One might now notice that all these patterns tend to play upon what I believe to be the intrinsic qualities of being – such as curiosity, delight, intimacy, enthrallment, etcetera. These are unchanging qualities that are universally relevant at any age, and also characterise the human condition.

A Contemporary Expression

Experiencing these gardens made me realise how important it is for people to have a sanctuary to retreat to. In the pursuit of progress, all modern societies will tend to have people who feel estranged from their labour. This alienation also extends to a man’s sense of self, in terms of understanding who he is and his place in the world. In our secular societies, the modern man is now a nomad in a largely rootless world of fleeting identities and gadgets. If this confusion is not enough, life also comes bundled with periods of affliction. As such, man voyages through the journey of life instinctively searching for meaning, comfort and insight – a metaphorical anchor to rely on in stormy weather. Fortunately, all of these can be provided by an artfully cultivated garden.

While I strongly feel that the garden should become an integral component of the home, it needs to be expressed in a way that is relevant to the times and true to its evocative power.

Japanese gardens are in fact idealised forms of nature, frozen in time. Through the use of these idealised forms, the landscape becomes more of a three-dimensional painting that serves as an expression for the inner workings of our mind, or at times, as a world of metaphors. While they may come in the form of the stroll garden, the contemplative garden, or a roji, I believe that their essences are the same.

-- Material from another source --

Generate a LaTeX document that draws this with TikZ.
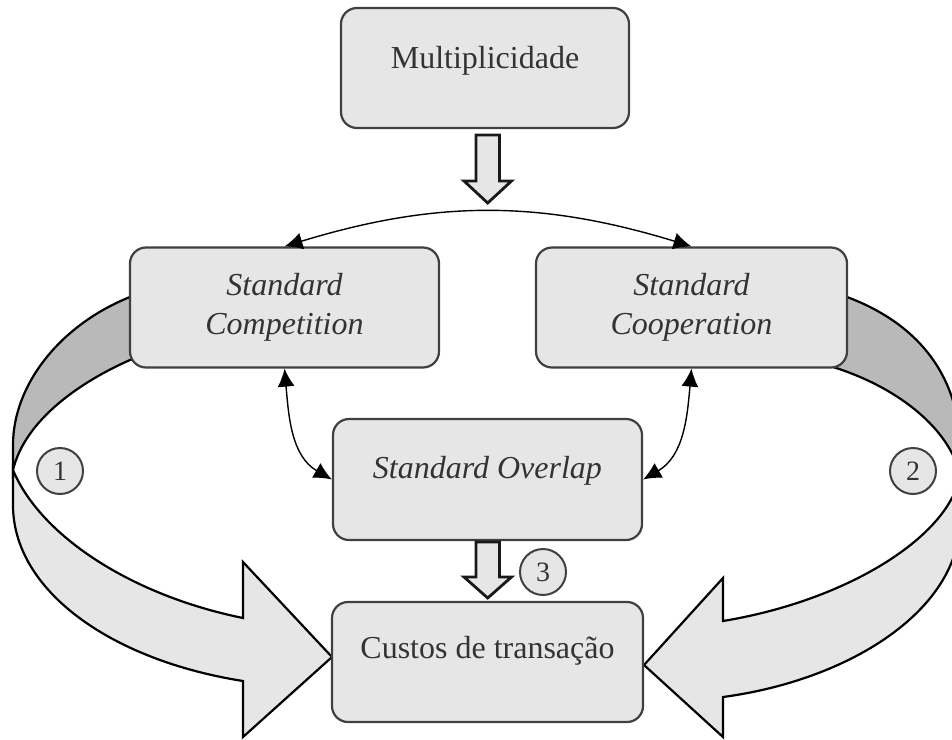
\documentclass[tikz,border=0pt]{standalone}
\usepackage{fontspec}
\setmainfont{Liberation Serif}
\usetikzlibrary{arrows.meta}
\definecolor{boxfill}{HTML}{E6E6E6}
\definecolor{bandback}{HTML}{B9B9B9}
\definecolor{boxline}{HTML}{404040}
\definecolor{textcol}{HTML}{333333}
\tikzset{
  box/.style={draw=boxline, line width=1.1pt, fill=boxfill, rounded corners=8pt,
    minimum height=60pt, inner sep=0pt, text=textcol,
    font=\fontsize{16}{19.5}\selectfont, text height=8pt, text depth=8pt},
  twoline/.style={align=center, text height=34.5pt, text depth=8pt},
  numcirc/.style={circle, draw=boxline, line width=1pt, fill=boxfill,
    minimum size=23pt, inner sep=0pt, text=textcol, font=\fontsize{14}{15}\selectfont},
  conn/.style={line width=0.7pt, {Latex[length=9pt,width=8.5pt]}-{Latex[length=9pt,width=8.5pt]}},
  blockarrow/.style={draw=black!90, line width=1.4pt, fill=boxfill, line join=miter},
  bigarrow/.style={draw=black, line width=1.1pt, fill=boxfill, line join=miter},
  backband/.style={draw=black, line width=1.1pt, fill=bandback, line join=miter},
}
\begin{document}
\begin{tikzpicture}[x=0.5pt,y=0.5pt]
\useasboundingbox (0,0) rectangle (952,-739);
\begin{scope}
\clip (0,0) rectangle (952,-739);
% left ribbon, back part
\path[backband] (140,-293) -- (130,-297) .. controls (60,-325) and (13,-385) .. (13,-445)
  -- (13,-470) .. controls (25,-420) and (80,-382) .. (130,-360) -- (140,-358) -- cycle;
% left ribbon, front part with head
\path[bigarrow] (13,-470) .. controls (40,-535) and (130,-595) .. (243,-618)
  -- (243,-562) -- (332,-657) -- (243,-737) -- (243,-681)
  .. controls (110,-660) and (13,-590) .. (13,-505) -- cycle;
% right ribbon, back part
\path[backband] (830,-290) -- (847,-297) .. controls (922,-325) and (960,-380) .. (960,-450)
  -- (960,-475) .. controls (950,-430) and (900,-388) .. (833,-367) -- (825,-362) -- cycle;
% right ribbon, front part with head
\path[bigarrow] (960,-475) .. controls (950,-535) and (850,-600) .. (723,-621)
  -- (723,-578) -- (644,-665) -- (723,-737) -- (723,-697)
  .. controls (850,-680) and (960,-610) .. (960,-520) -- cycle;
\end{scope}

\node[box, minimum width=144pt] (mult) at (485,-68) {Multiplicidade};
\node[box, twoline, minimum width=154.5pt] (comp) at (284.5,-307.5) {\itshape Standard\\\itshape Competition};
\node[box, twoline, minimum width=155.5pt] (coop) at (691.5,-307.5) {\itshape Standard\\\itshape Cooperation};
\node[box, minimum width=154.5pt, minimum height=60.5pt, text depth=9.5pt] (over) at (487.5,-479.5) {\itshape Standard Overlap};
\node[box, minimum width=155.5pt, text depth=12pt] (cust) at (487.5,-662) {Custos de transação};

\node[numcirc] (n1) at (60,-471) {1};
\node[numcirc] (n2) at (913,-471) {2};
\node[numcirc] (n3) at (543,-572) {3};

\draw[conn] (comp.north) to[bend left=17] (coop.north);
\draw[conn] (comp.south) to[out=-85, in=150] (over.west);
\draw[conn] (coop.south) to[out=-95, in=30] (over.east);

% block arrows
\path[blockarrow] (476,-135) -- (499.5,-135) -- (499.5,-181) -- (511.5,-181) -- (487.7,-203)
  -- (464,-181) -- (476,-181) -- cycle;
\path[blockarrow] (476,-542) -- (499.5,-542) -- (499.5,-577) -- (511.5,-577) -- (487.7,-598)
  -- (464,-577) -- (476,-577) -- cycle;
\end{tikzpicture}
\end{document}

These essences are: tranquillity, wonder and contemplative silence.

If we are to explore how these essences can be evoked through architecture, it would be necessary to approach architecture as a way of crafting human experiences. This is quite similar to the idea of Gesamtkunstwerk in architecture, where there is very little distinction between architecture, interior design and landscaping. All should be seen as a way of contributing to this “garden” experience. When designing, every element is further considered in terms of how it will relate to the other elements, and the changes in the weather or the seasons, to successfully evoke the qualities of tranquillity, wonder and contemplative silence.

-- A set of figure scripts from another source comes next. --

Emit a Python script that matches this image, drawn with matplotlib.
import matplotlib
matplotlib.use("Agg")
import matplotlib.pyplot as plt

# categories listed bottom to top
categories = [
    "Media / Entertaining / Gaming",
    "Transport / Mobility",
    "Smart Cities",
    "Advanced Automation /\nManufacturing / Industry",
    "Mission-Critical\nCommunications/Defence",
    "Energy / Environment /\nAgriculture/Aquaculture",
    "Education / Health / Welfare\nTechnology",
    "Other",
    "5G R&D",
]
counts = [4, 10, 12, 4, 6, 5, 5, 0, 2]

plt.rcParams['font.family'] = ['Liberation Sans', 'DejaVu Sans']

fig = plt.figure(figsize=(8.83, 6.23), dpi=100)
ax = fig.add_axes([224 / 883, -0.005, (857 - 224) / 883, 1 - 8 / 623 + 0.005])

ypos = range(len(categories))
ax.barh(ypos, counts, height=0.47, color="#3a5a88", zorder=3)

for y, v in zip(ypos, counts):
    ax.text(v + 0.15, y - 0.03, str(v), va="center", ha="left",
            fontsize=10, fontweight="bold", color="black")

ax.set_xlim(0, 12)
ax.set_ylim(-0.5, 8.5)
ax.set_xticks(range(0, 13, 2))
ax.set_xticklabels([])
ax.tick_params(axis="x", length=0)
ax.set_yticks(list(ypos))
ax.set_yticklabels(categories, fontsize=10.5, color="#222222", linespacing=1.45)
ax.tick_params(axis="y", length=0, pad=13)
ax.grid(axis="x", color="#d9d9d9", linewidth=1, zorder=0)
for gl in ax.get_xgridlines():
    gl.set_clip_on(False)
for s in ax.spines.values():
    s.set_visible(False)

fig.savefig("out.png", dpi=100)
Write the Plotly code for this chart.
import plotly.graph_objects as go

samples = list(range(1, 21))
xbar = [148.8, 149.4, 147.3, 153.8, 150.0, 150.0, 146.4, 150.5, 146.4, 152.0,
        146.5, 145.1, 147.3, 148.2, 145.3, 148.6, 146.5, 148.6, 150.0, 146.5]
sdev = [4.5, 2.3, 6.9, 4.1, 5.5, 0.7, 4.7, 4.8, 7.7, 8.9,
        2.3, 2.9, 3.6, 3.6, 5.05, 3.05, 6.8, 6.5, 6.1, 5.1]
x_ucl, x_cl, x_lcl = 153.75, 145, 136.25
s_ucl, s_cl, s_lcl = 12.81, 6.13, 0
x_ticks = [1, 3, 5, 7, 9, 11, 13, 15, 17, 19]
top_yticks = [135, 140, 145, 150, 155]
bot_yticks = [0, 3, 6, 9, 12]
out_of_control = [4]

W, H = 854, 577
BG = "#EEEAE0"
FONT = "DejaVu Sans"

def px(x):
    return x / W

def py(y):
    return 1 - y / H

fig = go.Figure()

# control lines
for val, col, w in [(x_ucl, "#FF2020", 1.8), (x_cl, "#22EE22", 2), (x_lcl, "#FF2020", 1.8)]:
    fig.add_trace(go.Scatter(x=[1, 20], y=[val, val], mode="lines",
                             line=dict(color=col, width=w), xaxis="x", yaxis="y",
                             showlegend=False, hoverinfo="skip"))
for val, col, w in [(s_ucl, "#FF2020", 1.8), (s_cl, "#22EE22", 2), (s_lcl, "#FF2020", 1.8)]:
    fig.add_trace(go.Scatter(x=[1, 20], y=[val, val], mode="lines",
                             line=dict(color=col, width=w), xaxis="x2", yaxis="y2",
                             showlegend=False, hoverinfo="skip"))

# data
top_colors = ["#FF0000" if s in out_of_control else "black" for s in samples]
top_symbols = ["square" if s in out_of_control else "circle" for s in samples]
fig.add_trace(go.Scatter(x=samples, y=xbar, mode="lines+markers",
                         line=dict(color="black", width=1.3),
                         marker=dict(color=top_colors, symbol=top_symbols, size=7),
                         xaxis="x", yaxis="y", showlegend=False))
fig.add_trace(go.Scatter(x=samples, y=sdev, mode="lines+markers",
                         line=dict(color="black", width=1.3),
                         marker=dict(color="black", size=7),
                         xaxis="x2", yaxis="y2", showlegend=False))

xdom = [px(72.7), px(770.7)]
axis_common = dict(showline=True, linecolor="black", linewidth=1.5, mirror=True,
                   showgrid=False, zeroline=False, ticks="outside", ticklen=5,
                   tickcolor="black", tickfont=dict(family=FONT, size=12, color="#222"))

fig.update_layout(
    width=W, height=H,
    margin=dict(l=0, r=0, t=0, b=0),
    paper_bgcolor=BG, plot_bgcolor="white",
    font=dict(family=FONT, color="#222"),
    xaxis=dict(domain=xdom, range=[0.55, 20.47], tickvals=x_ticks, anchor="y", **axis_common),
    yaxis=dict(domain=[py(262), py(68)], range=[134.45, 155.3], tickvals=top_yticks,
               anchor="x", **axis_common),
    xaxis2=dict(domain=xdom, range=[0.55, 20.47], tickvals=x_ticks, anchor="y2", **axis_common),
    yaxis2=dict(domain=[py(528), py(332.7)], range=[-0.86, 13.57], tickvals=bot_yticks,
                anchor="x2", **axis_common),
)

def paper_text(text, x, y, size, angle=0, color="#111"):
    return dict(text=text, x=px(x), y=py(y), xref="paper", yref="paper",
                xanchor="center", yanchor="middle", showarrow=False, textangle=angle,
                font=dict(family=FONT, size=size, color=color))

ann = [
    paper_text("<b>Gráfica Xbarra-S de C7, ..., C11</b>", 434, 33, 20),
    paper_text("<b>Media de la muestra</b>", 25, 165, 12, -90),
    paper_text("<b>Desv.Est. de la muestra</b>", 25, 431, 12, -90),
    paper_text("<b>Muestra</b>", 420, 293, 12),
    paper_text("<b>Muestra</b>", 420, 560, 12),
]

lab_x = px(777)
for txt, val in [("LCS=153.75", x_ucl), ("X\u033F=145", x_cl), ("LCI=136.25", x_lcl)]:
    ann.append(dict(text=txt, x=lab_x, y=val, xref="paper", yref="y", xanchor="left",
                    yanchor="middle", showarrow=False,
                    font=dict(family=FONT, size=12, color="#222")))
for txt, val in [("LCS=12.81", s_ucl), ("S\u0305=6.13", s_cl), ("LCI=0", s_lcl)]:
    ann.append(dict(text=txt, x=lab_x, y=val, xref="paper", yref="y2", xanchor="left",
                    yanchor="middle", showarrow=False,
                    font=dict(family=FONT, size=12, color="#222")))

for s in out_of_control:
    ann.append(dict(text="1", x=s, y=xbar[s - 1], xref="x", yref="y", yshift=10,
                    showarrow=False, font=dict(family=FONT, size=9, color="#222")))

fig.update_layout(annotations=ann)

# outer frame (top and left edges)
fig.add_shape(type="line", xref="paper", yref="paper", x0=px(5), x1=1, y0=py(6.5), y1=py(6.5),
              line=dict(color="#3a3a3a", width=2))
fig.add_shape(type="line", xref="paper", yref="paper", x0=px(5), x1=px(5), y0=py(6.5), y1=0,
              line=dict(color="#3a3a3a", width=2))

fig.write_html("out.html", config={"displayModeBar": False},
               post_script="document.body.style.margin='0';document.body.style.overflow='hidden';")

Thus, to journey through this architecture is very much to be in a garden itself.

For the above patterns to be effective, they have to be synchronised amongst the architectural, the interior design and the landscaping elements. For example, lighting has to be designed in such a way that the pouring of freshly brewed tea allows one to marvel at the dancing vapours. Or how a user should be able to compose himself in a semi-private hallway before making the final transition into his home. The idea here is not to create a rigid and over-planned environment, but to encourage and to elicit certain emotional responses.

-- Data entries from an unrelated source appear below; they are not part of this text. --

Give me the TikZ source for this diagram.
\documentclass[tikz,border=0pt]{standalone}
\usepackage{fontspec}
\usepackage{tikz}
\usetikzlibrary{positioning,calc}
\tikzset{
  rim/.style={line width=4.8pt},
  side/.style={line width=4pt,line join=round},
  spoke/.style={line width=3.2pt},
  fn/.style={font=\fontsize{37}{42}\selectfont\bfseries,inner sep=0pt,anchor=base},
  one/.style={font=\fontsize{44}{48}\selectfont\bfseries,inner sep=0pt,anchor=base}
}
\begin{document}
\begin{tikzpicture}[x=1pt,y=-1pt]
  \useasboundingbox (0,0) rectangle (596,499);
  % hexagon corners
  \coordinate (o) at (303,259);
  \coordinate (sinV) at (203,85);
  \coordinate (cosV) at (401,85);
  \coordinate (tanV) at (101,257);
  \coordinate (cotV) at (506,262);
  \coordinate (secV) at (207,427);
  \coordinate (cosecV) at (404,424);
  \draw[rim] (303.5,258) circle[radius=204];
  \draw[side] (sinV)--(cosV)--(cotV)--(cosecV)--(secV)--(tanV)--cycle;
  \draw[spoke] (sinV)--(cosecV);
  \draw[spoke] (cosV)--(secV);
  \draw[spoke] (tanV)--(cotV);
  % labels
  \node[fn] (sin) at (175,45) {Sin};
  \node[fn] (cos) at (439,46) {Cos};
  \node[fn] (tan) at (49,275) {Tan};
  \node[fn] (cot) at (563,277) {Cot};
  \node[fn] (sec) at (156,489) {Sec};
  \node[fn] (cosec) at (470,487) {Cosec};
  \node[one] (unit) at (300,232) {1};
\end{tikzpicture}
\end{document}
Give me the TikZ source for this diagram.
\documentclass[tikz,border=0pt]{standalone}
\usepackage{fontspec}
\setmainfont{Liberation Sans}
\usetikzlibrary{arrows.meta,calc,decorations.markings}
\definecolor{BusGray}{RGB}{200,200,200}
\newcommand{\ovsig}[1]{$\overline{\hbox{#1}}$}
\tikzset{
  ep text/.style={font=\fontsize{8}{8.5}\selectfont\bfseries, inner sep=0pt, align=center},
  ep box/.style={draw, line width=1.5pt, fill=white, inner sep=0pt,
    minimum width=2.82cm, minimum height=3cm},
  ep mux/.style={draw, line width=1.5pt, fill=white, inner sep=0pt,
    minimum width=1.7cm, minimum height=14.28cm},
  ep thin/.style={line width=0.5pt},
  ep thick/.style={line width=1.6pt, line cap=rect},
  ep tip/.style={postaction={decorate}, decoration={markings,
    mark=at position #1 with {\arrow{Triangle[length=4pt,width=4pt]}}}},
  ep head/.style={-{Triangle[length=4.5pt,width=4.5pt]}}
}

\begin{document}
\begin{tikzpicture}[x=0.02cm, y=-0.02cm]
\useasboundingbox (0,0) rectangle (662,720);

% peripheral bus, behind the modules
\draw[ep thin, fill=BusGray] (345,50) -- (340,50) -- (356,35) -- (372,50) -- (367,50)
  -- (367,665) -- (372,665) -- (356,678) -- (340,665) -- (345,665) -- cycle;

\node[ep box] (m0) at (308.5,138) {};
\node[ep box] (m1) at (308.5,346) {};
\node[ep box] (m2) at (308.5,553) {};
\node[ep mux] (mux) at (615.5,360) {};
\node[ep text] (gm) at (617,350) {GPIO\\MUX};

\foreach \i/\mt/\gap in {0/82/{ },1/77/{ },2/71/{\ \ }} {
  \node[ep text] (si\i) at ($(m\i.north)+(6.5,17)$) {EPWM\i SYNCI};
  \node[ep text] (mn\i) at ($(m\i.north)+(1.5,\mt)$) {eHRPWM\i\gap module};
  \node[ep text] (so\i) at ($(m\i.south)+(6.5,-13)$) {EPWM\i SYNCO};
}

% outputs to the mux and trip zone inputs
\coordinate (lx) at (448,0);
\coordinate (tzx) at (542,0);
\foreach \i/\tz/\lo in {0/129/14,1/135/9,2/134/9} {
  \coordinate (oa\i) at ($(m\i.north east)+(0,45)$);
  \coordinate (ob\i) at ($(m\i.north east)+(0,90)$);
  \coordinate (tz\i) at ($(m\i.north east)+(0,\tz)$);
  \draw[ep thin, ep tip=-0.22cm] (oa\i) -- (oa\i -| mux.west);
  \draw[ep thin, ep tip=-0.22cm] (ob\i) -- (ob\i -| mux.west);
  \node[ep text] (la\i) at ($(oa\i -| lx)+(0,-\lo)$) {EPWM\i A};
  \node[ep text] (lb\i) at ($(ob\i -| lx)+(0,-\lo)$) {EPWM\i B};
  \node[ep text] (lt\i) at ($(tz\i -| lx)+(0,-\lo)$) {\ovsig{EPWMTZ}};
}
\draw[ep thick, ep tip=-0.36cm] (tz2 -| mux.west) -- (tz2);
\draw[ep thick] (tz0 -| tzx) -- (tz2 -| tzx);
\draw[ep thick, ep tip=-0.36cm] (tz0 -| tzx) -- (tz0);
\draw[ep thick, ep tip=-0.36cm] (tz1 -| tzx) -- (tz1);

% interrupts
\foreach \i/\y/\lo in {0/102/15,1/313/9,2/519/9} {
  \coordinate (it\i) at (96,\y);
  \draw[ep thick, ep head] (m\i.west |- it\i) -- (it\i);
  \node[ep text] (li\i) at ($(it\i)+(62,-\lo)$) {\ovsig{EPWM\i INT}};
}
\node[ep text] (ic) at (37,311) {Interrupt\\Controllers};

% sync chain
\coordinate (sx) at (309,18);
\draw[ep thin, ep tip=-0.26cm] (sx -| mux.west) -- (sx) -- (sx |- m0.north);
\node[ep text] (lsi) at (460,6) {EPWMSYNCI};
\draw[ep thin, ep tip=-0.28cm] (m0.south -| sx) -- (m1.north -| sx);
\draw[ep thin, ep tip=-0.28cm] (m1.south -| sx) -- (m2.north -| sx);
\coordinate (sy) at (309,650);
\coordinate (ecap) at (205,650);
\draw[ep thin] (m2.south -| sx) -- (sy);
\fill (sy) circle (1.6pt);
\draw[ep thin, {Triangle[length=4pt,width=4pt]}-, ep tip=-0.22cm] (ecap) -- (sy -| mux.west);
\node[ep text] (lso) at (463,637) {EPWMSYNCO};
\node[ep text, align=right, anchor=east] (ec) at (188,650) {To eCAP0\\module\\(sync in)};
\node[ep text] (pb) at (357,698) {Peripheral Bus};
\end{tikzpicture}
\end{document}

Movements between common activities have to be studied so that transitions between activities actually prepare the individual mentally and physically. Added attention should be placed on how one arrives home, or engages in what I consider to be life’s greatest rituals – rest, work, play, ablution and the partaking of food.

To return home each day to such a sanctuary is to first be liberated from the everyday and to be enveloped by the garden’s presence, before losing oneself to a deeper state of rest. Transitions are done in such a way that at every turn, there is a composition of picturesque beauty and these will be invitations to pause and to contemplate upon a poetic moment.

I am confident that such an approach can be applied to even the smallest living spaces. Yet I find it crucial for the designer to first be familiar with experiences of tranquillity, wonder and contemplation, so that their intentions would come across most strongly.

I am also drawn to the view of seeing this world as a hierarchy of gardens that begins from within our hearts, expanding outwards to our room, then to our home, then to our community, then to our country, then to the world, then to the universe and beyond. If we can see ourselves as custodians of all these gardens, then perhaps the world will suddenly appear to be a far more beautiful place.

Conclusion

Architecture is no longer just concerned about sustainability, or its responsiveness to the nuances of each project. It should expand its concerns to the transformation of everyday encounters into poetic memories and on creating a stronger sense of place to ultimately enrich both the human experience and the existing urban fabric.All in all, this trip has definitely sparked my interest in numerous fields of study. I am especially drawn to the idea of an architecture that places man, nature and technology in a beautiful state of harmony that evokes feelings of wonder, tranquillity and contemplative silence; and to do so with a perceived economy of effort.

This would take great skill, appreciation and knowledge of various disciplines. Ah! There is so much more to learn!